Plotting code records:
+++
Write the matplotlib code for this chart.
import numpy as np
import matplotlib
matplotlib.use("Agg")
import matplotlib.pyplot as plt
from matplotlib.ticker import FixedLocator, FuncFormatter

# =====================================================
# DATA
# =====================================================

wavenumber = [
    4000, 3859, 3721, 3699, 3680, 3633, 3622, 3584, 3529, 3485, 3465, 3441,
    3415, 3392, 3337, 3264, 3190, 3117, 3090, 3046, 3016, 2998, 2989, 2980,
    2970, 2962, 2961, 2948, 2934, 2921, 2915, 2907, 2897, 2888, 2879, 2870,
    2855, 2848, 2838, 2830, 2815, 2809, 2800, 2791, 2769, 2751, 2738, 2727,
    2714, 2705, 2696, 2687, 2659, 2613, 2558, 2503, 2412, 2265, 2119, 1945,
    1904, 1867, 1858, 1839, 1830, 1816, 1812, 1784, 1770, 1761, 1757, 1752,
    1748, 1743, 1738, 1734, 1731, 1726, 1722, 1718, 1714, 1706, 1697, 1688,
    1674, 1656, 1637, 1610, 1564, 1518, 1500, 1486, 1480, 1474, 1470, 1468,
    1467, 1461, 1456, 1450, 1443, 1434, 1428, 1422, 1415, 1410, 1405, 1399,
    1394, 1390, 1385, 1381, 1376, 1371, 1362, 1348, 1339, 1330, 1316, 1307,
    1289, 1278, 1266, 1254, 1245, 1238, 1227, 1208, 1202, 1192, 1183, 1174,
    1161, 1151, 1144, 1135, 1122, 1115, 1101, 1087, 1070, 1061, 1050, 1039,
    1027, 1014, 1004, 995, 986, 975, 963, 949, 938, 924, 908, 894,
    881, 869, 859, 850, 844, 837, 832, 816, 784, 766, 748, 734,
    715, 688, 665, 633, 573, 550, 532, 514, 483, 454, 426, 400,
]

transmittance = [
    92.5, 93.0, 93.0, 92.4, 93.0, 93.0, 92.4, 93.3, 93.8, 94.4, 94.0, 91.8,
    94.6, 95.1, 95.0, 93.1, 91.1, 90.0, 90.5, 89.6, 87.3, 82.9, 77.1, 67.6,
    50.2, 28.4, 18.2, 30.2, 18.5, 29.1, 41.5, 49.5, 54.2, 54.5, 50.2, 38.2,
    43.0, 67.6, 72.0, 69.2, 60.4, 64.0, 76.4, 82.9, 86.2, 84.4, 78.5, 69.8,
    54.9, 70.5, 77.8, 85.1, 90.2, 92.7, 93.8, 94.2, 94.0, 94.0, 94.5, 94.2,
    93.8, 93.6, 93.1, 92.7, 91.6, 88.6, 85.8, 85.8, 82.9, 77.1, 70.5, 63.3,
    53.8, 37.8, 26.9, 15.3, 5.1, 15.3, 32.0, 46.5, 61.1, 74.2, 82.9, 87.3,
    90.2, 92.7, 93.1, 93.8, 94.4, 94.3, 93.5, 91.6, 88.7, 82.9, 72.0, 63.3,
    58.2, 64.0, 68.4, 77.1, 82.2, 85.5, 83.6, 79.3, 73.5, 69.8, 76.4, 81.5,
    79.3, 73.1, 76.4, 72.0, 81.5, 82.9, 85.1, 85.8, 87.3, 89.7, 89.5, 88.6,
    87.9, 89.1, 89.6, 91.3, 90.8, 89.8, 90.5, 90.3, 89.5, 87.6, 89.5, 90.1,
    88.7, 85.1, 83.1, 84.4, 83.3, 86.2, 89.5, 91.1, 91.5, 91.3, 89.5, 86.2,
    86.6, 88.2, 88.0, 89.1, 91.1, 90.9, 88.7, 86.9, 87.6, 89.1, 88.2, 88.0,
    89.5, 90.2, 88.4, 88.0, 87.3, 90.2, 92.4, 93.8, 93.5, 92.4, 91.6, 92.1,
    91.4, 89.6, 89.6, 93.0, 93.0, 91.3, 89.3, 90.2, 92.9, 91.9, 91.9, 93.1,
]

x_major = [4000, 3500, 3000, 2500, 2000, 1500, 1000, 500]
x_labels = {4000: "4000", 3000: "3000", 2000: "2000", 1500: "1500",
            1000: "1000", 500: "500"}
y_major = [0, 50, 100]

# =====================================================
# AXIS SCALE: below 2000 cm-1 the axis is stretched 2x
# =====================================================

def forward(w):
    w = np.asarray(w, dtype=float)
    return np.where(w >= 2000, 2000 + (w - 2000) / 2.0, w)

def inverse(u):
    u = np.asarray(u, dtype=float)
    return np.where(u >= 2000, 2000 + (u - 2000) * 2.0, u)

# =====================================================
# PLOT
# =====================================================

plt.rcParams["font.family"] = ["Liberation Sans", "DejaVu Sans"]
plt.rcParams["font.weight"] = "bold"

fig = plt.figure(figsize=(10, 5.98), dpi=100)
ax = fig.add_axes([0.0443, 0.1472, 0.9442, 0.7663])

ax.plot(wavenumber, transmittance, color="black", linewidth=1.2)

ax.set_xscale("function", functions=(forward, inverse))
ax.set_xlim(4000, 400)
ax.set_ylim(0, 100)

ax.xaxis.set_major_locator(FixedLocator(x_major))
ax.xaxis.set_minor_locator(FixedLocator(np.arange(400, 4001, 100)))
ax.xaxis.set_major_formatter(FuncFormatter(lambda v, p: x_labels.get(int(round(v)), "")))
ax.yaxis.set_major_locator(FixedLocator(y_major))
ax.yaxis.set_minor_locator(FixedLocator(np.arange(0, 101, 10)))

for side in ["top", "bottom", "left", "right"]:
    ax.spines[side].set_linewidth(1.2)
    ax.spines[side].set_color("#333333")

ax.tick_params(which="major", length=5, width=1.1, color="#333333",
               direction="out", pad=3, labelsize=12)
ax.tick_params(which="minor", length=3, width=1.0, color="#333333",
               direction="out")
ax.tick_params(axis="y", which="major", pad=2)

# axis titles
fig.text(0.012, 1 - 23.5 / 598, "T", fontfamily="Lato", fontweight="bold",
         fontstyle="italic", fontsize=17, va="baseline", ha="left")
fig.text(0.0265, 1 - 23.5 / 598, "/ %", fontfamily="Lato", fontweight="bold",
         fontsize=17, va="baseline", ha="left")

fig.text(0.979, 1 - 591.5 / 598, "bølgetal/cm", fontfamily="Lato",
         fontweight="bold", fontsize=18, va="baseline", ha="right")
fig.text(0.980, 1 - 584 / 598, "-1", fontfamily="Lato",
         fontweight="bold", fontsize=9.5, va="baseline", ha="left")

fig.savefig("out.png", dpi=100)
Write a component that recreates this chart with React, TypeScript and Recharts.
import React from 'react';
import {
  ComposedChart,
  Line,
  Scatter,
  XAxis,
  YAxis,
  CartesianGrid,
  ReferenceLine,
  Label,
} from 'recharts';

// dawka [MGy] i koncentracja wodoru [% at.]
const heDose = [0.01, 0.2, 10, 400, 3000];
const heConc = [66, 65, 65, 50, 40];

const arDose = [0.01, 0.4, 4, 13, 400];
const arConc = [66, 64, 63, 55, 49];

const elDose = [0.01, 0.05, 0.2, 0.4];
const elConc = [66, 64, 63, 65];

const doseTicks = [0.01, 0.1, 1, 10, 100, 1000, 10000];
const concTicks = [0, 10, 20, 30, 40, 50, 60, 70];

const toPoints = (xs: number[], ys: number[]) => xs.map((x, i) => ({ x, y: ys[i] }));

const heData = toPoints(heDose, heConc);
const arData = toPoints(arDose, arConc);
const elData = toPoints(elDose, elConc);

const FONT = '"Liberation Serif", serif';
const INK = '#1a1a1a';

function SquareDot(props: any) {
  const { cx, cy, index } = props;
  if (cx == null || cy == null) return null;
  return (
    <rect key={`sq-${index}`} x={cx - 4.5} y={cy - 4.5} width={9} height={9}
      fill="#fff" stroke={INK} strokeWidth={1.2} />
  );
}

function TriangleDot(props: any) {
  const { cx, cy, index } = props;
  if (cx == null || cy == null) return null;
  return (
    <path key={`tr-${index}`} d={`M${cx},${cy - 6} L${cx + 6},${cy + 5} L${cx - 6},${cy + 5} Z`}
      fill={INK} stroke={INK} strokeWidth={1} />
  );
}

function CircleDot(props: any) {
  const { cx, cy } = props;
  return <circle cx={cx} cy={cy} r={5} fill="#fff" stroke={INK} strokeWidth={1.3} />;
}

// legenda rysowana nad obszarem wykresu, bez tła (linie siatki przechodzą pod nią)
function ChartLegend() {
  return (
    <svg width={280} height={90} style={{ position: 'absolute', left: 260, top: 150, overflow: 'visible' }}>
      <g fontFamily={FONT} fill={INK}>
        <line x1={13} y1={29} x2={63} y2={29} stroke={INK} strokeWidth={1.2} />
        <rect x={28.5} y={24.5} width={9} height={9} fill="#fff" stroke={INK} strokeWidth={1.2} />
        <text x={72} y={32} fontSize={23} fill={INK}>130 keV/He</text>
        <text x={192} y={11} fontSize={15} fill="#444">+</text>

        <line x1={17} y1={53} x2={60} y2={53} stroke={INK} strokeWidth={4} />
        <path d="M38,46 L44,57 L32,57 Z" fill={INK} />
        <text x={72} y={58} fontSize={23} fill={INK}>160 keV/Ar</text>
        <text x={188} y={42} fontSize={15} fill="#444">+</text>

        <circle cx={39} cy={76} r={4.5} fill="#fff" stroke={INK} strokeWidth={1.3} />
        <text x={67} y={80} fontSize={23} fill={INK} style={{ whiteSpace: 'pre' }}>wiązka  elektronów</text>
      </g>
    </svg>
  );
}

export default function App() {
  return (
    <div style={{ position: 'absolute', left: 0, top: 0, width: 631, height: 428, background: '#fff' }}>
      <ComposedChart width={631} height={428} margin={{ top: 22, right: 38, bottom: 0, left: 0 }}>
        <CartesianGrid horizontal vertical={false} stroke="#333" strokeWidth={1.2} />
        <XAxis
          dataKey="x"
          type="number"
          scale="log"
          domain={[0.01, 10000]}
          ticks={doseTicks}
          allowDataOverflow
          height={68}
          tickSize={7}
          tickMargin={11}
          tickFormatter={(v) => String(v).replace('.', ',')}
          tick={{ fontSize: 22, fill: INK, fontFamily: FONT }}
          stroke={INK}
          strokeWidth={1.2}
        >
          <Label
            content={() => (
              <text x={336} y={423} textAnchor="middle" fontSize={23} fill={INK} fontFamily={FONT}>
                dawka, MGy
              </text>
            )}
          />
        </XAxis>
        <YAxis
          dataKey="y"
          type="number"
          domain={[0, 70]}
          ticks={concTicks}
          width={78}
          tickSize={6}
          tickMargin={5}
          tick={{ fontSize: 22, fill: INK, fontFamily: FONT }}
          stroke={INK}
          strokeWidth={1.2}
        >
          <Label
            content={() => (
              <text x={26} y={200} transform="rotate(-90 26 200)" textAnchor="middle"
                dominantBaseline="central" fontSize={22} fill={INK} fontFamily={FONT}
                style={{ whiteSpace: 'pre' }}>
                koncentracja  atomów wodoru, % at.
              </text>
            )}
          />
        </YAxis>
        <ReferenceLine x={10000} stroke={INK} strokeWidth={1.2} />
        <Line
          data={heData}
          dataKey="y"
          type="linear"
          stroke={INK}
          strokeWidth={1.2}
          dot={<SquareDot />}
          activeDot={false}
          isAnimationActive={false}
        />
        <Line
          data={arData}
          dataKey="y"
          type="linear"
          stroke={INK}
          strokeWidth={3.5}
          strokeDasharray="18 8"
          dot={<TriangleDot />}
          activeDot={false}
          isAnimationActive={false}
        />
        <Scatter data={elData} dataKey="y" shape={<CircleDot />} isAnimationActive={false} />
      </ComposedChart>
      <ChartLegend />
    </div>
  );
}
+++
> [Required task]:
Give again the run of lines that opens at the line with "Write a component" and closes at the line with "const toPoints = (xs: number[], ys: number[])", exactly, and only that run.

> [Solution]:
Write a component that recreates this chart with React, TypeScript and Recharts.
import React from 'react';
import {
  ComposedChart,
  Line,
  Scatter,
  XAxis,
  YAxis,
  CartesianGrid,
  ReferenceLine,
  Label,
} from 'recharts';

// dawka [MGy] i koncentracja wodoru [% at.]
const heDose = [0.01, 0.2, 10, 400, 3000];
const heConc = [66, 65, 65, 50, 40];

const arDose = [0.01, 0.4, 4, 13, 400];
const arConc = [66, 64, 63, 55, 49];

const elDose = [0.01, 0.05, 0.2, 0.4];
const elConc = [66, 64, 63, 65];

const doseTicks = [0.01, 0.1, 1, 10, 100, 1000, 10000];
const concTicks = [0, 10, 20, 30, 40, 50, 60, 70];

const toPoints = (xs: number[], ys: number[]) => xs.map((x, i) => ({ x, y: ys[i] }));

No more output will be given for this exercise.